Il 15 luglio scorso Giorgio Beretta, analista dell'Osservatorio Permanente sulle Armi Leggere e Politiche di Sicurezza e di Difesa, dichiara che nel 2012 l’Italia abbia rilasciato autorizzazioni per l’esportazione di sistemi militari verso lo Stato israeliano costate 470 milioni di euro (dati del Rapporto UE) ed oltre 21 milioni di dollari di armi leggere vendute dal 2008 al 2012 (dati Comtrade), più del doppio di quanto totalizzato dalle export di Francia e Germania, guadagnandosi così il posto di primo fornitore europeo d’armi a Israele. Insomma, oltre il 41% degli armamenti regolarmente esportati dall’Europa verso Israele sono italiani. Le imprese interessate sono la Simmel Difesa, Beretta, Northrop Grumman Italia, Galileo Avionica, Oto Melara ed Elettronica spa. Il caso più recente risale proprio a qualche giorno fa. Mentre nella Striscia di Gaza si contavano le vittime, in gran parte donne e bambini, lo stabilimento italiano Alenia Aermacchi (Gruppo Finmeccanica) consegnava a Tel Aviv due M-346 (la cui copertura finanziaria è stata assicurata dal gruppo Unicredit), aerei addestratori, configurabili, però, come bombardieri leggeri.
La vendita di questi due aerei rientra negli accordi siglati nel 2012 e rappresentano il primo stock di una ordinazione di 30 velivoli militari destinati a sostituire i TA-4 Skyhawk di produzione statunitense, utilizzati anche nei bombardamenti di Gaza nel 2010. Chiare sono le implicazioni politiche derivanti da questi scambi. Lo spiega Francesco Vignarca, coordinatore nazionale di Rete Disarmo: "Noi italiani vendiamo sistemi d’arma a una delle due parti in conflitto, quindi non siamo equidistanti e la nostra posizione come mediatori ne è inficiata".

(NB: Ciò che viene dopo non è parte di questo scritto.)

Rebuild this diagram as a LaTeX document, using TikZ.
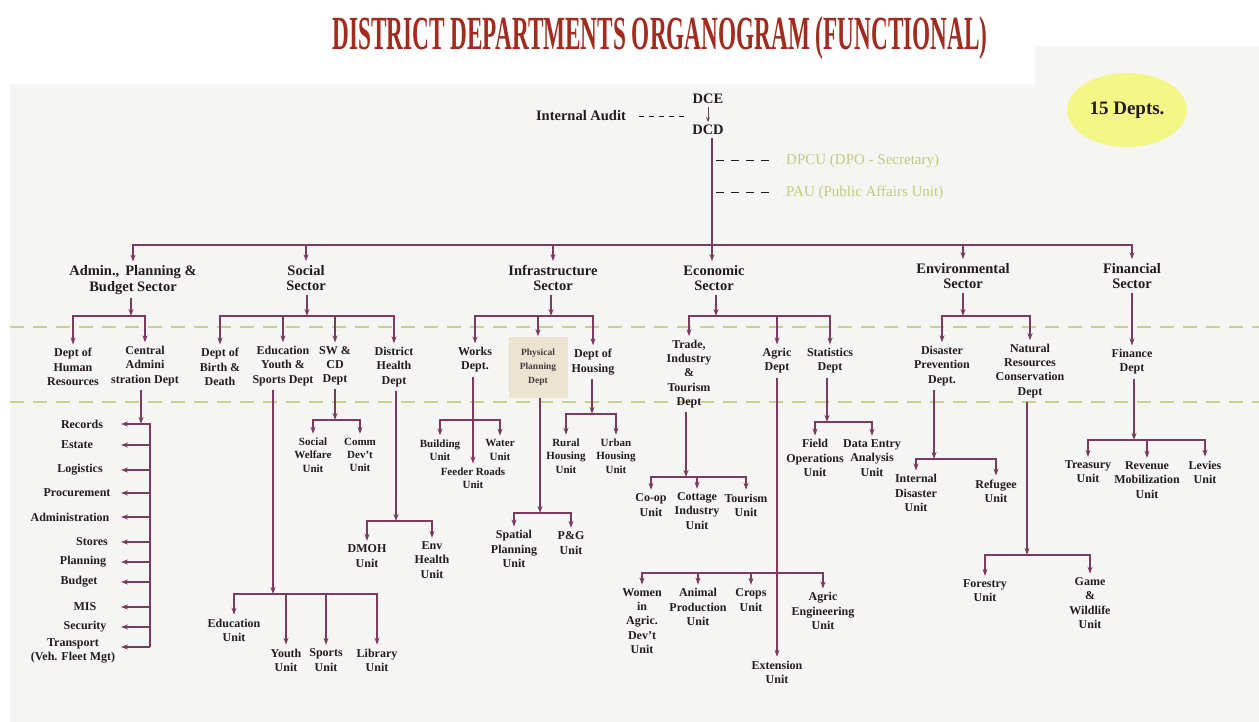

C’è da aggiungere, infine, che il nostro Paese porterà a termine a breve un ulteriore scambio con Israele che costerà circa un miliardo di euro per un pacchetto comprendente droni e altro materiale bellico. Si prospetta un gran bell’affare per lo Stato italiano, già fortemente colpito dalla crisi mondiale e tormentato dalle manovre illusorie per il risanamento del debito pubblico. Ma c’è da stare tranquilli perché, alla fine, già sappiamo che il prezzo lo pagheranno, sempre e comunque, le vittime di Gaza.